Dead girl’s injuries consistent with child abuse, doctor says
A toddler died two months after a social worker placed her in a “safe” home, a Supreme Court jury heard yesterday.
Three-year-old Jennifer Pinder died from injuries associated with child abuse on February 25, 2007 while in the care of Troy Sweeting and Rosetta Cruz-Sweeting, her aunt, prosecutors say.
Social worker Monique McKenzie told the jury that the Sweetings “appeared to be upright citizens of good character” from her investigations.
McKenzie authorized the child’s release from the Nazareth Center into the family’s care during the week of December 13, 2006, the court heard.
McKenzie said she did not follow up on the child’s welfare after she was placed with the Sweeting family.
Pediatrician Dr. Percival McNeil first came into contact with Pinder on February 21, 2007 in the Accident and Emergency section of Princess Margaret Hospital.
McNeil said the child had multiple injuries about the body, which in his opinion were not accidental. He said her injuries were consistent with child abuse.

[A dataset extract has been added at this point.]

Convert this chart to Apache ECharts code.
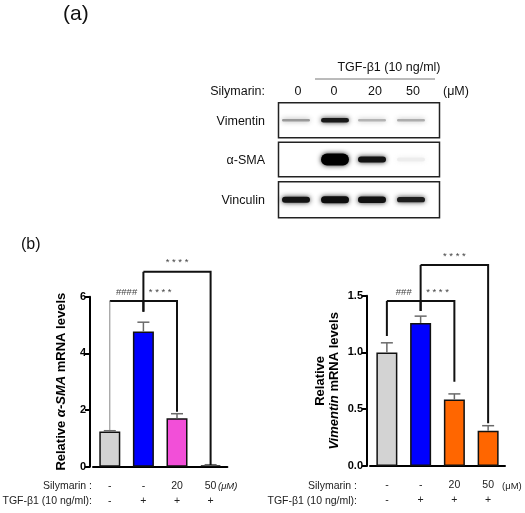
<!DOCTYPE html>
<html><head><meta charset="utf-8">
<script src="https://cdn.jsdelivr.net/npm/echarts@6/dist/echarts.min.js"></script>
<style>html,body{margin:0;padding:0;background:#fff}#c{width:525px;height:513px}</style>
</head><body><div id="c"></div><script>
// ---------- data ----------
const categories = ['Control', 'TGF-β1', 'TGF-β1 + Sil 20', 'TGF-β1 + Sil 50'];
const silymarinLabels = ['-', '-', '20', '50'];
const tgfLabels = ['-', '+', '+', '+'];

const smaValues = [1.24, 4.77, 1.71, 0.05];
const smaErrTop = [1.27, 5.10, 1.87, 0.07];
const smaColors = ['#d3d3d3', '#0000ff', '#f24fd8', '#f24fd8'];
const smaTicks = [0, 2, 4, 6];

const vimValues = [1.00, 1.26, 0.585, 0.31];
const vimErrTop = [1.085, 1.32, 0.635, 0.355];
const vimColors = ['#d3d3d3', '#0000ff', '#ff6600', '#ff6600'];
const vimTicks = [0, 0.5, 1.0, 1.5];

// brackets: from index, to index, bar height, left-leg end, right-leg end
const smaBrackets = [[0, 1, 5.85, 1.29, 5.47], [1, 2, 5.85, 5.47, 1.94], [1, 3, 6.88, 5.85, 0.06]];
const smaBracketLabels = ['####', '* * * *', '* * * *'];
const smaThinLeftLeg = [1, 0, 0];
const vimBrackets = [[0, 1, 1.454, 1.145, 1.366], [1, 2, 1.454, 1.366, 0.743], [1, 3, 1.771, 1.454, 0.376]];
const vimBracketLabels = ['###', '* * * *', '* * * *'];
const vimThinLeftLeg = [0, 0, 0];

// western blot (a)
const blotLanes = ['0', '0', '20', '50'];
const blotRows = ['Vimentin', 'α-SMA', 'Vinculin'];
const vimentinBand = [0.4, 0.9, 0.3, 0.32];
const smaBand = [0.0, 1.0, 0.92, 0.07];
const vinculinBand = [0.92, 0.95, 0.93, 0.88];

// ---------- chart ----------
const FONT = 'Liberation Sans, Arial, sans-serif';
const chart = echarts.init(document.getElementById('c'), null, {renderer: 'canvas'});

function xAxisCfg(gridIndex) {
  return {
    type: 'category', gridIndex, data: categories,
    axisLine: {lineStyle: {color: '#000', width: 2}},
    axisTick: {alignWithLabel: true, length: 6, lineStyle: {color: '#222', width: 1}},
    axisLabel: {
      margin: 12, fontSize: 10.5, lineHeight: 15, color: '#222', fontFamily: FONT,
      formatter: (v, i) => silymarinLabels[i] + '\n' + tgfLabels[i]
    }
  };
}
function yAxisCfg(gridIndex, max, interval, name, gap) {
  return {
    type: 'value', gridIndex, min: 0, max, interval, offset: 3,
    axisLine: {show: true, lineStyle: {color: '#000', width: 2}},
    axisTick: {show: true, length: 5, lineStyle: {color: '#000', width: 2}},
    splitLine: {show: false},
    axisLabel: {fontSize: 11, fontWeight: 'bold', color: '#000', fontFamily: FONT, margin: 4,
      formatter: v => max < 5 ? v.toFixed(1) : String(v)},
    name, nameLocation: 'middle', nameRotate: 90, nameGap: gap,
    nameTextStyle: {
      fontFamily: FONT, color: '#000', lineHeight: 14, align: 'center',
      rich: {
        b: {fontSize: 13, fontWeight: 'bold', fontFamily: FONT, color: '#000'},
        i: {fontSize: 13, fontWeight: 'bold', fontStyle: 'italic', fontFamily: FONT, color: '#000'}
      }
    }
  };
}
function barSeries(idx, values, colors) {
  return {
    type: 'bar', xAxisIndex: idx, yAxisIndex: idx, barWidth: 21,
    data: values.map((v, i) => ({value: v, itemStyle: {color: colors[i]}})),
    itemStyle: {borderColor: '#111', borderWidth: 1.5}, z: 2
  };
}
function errSeries(idx, values, tops) {
  return {
    type: 'custom', xAxisIndex: idx, yAxisIndex: idx, z: 3, clip: false,
    data: values.map((v, i) => [i, v, tops[i]]),
    renderItem: (p, api) => {
      const a = api.coord([api.value(0), api.value(1)]);
      const b = api.coord([api.value(0), api.value(2)]);
      const st = {stroke: '#6a6a6a', lineWidth: 1.5};
      return {type: 'group', children: [
        {type: 'line', shape: {x1: a[0], y1: a[1], x2: b[0], y2: b[1]}, style: st},
        {type: 'line', shape: {x1: b[0] - 6, y1: b[1], x2: b[0] + 6, y2: b[1]}, style: st}
      ]};
    }
  };
}
function bracketSeries(idx, brackets, labels, thin) {
  return {
    type: 'custom', xAxisIndex: idx, yAxisIndex: idx, z: 4, clip: false,
    data: brackets,
    renderItem: (p, api) => {
      const i = p.dataIndex;
      const L = api.coord([api.value(0), api.value(3)]);
      const LT = api.coord([api.value(0), api.value(2)]);
      const RT = api.coord([api.value(1), api.value(2)]);
      const R = api.coord([api.value(1), api.value(4)]);
      const thick = {stroke: '#111', lineWidth: 2, fill: null};
      const children = [
        {type: 'polyline', shape: {points: [LT, RT, R]}, style: thick},
        {type: 'line', shape: {x1: L[0], y1: L[1], x2: LT[0], y2: LT[1]},
          style: thin[i] ? {stroke: '#888', lineWidth: 1} : {stroke: '#111', lineWidth: 2}},
        {type: 'text', x: (LT[0] + RT[0]) / 2, y: LT[1] - 9,
          style: {text: labels[i], fill: '#444', fontSize: 9.5, fontFamily: FONT,
            align: 'center', verticalAlign: 'middle'}}
      ];
      return {type: 'group', children};
    }
  };
}

// blot graphics
const laneX = [296, 335, 372, 411];
const boxes = [[102.7, 137.7], [142.3, 176.7], [181.7, 217.7]];
const bandData = [vimentinBand, smaBand, vinculinBand];
const bandHalfH = [[1.3, 2.3, 1.2, 1.3], [2.5, 6, 3, 2], [3, 3.5, 3.2, 2.6]];
const graphics = [];
graphics.push({type: 'text', left: 63, top: 4, style: {text: '(a)', fontSize: 21, fontFamily: FONT, fill: '#111'}});
graphics.push({type: 'text', left: 21, top: 237, style: {text: '(b)', fontSize: 16, fontFamily: FONT, fill: '#111'}});
graphics.push({type: 'text', x: 389, y: 68, style: {text: 'TGF-β1 (10 ng/ml)', fontSize: 12.5, fontFamily: FONT, fill: '#111', align: 'center', verticalAlign: 'middle'}});
graphics.push({type: 'line', shape: {x1: 315, y1: 79, x2: 435, y2: 79}, style: {stroke: '#777', lineWidth: 1}});
graphics.push({type: 'text', x: 265, y: 92, style: {text: 'Silymarin:', fontSize: 12.5, fontFamily: FONT, fill: '#111', align: 'right', verticalAlign: 'middle'}});
blotLanes.forEach((t, i) => graphics.push({type: 'text', x: [298, 334, 375, 413][i], y: 92,
  style: {text: t, fontSize: 12.5, fontFamily: FONT, fill: '#111', align: 'center', verticalAlign: 'middle'}}));
graphics.push({type: 'text', x: 443, y: 92, style: {text: '(μM)', fontSize: 12.5, fontFamily: FONT, fill: '#111', align: 'left', verticalAlign: 'middle'}});
blotRows.forEach((name, r) => {
  const [y0, y1] = boxes[r];
  graphics.push({type: 'text', x: 265, y: (y0 + y1) / 2 + 1, style: {text: name, fontSize: 12.5, fontFamily: FONT, fill: '#111', align: 'right', verticalAlign: 'middle'}});
  graphics.push({type: 'rect', shape: {x: 278.5, y: y0, width: 161, height: y1 - y0}, style: {fill: '#fff', stroke: '#222', lineWidth: 1.5}});
  bandData[r].forEach((v, i) => {
    if (v <= 0) return;
    const h = bandHalfH[r][i];
    const g = Math.round(255 * (1 - v));
    graphics.push({type: 'rect', shape: {x: laneX[i] - 14, y: (y0 + y1) / 2 - h, width: 28, height: 2 * h, r: h},
      style: {fill: `rgb(${g},${g},${g})`, shadowBlur: 5, shadowColor: `rgba(${g},${g},${g},0.9)`}});
  });
});
// chart (b) row labels
[[92, 'Silymarin :'], [92, 'TGF-β1 (10 ng/ml):']].forEach(([x, t], k) =>
  graphics.push({type: 'text', x, y: 486.5 + 15 * k, style: {text: t, fontSize: 10.5, fontFamily: FONT, fill: '#222', align: 'right', verticalAlign: 'middle'}}));
[[357, 'Silymarin :'], [357, 'TGF-β1 (10 ng/ml):']].forEach(([x, t], k) =>
  graphics.push({type: 'text', x, y: 486.5 + 15 * k, style: {text: t, fontSize: 10.5, fontFamily: FONT, fill: '#222', align: 'right', verticalAlign: 'middle'}}));
graphics.push({type: 'text', x: 218, y: 486, style: {text: '(μM)', fontSize: 9.5, fontFamily: FONT, fontStyle: 'italic', fill: '#222', align: 'left', verticalAlign: 'middle'}});
graphics.push({type: 'text', x: 502, y: 486, style: {text: '(μM)', fontSize: 9.5, fontFamily: FONT, fill: '#222', align: 'left', verticalAlign: 'middle'}});

chart.setOption({
  animation: false,
  backgroundColor: '#fff',
  grid: [
    {left: 93, top: 296.7, width: 134.4, height: 170},
    {left: 370, top: 295.7, width: 135, height: 170.3}
  ],
  xAxis: [xAxisCfg(0), xAxisCfg(1)],
  yAxis: [
    yAxisCfg(0, 6, 2, '{b|Relative }{i|α-SMA}{b| mRNA levels}', 22),
    yAxisCfg(1, 1.5, 0.5, '{b|Relative}\n{i|Vimentin}{b| mRNA levels}', 26)
  ],
  series: [
    barSeries(0, smaValues, smaColors), errSeries(0, smaValues, smaErrTop), bracketSeries(0, smaBrackets, smaBracketLabels, smaThinLeftLeg),
    barSeries(1, vimValues, vimColors), errSeries(1, vimValues, vimErrTop), bracketSeries(1, vimBrackets, vimBracketLabels, vimThinLeftLeg)
  ],
  graphic: graphics
});
</script></body></html>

He said, “These injuries were not accidental, so they were inflicted.”
McNeil said the medical team felt that Pinder had a “slim chance of survival”.

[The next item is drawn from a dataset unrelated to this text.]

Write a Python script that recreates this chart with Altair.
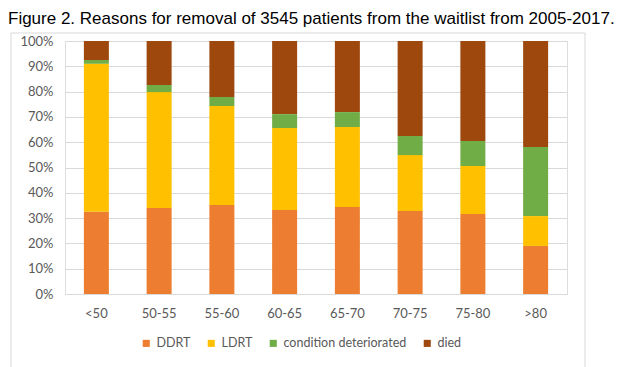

The prognosis was correct and Pinder died at 1:44 a.m. on February 25 after suffering from four cardiac arrests.
Doctors were able to restore Pinder’s heartbeat after the first three arrests but their resuscitation attempts failed after her heart stopped a fourth time.
Cruz-Sweeting is no longer charged with Pinder’s murder.
The case against her husband continues before Justice Roy Jones.
Anthony Delaney and Charles Newbold are the prosecutors. Raymond Rolle appears for Sweeting.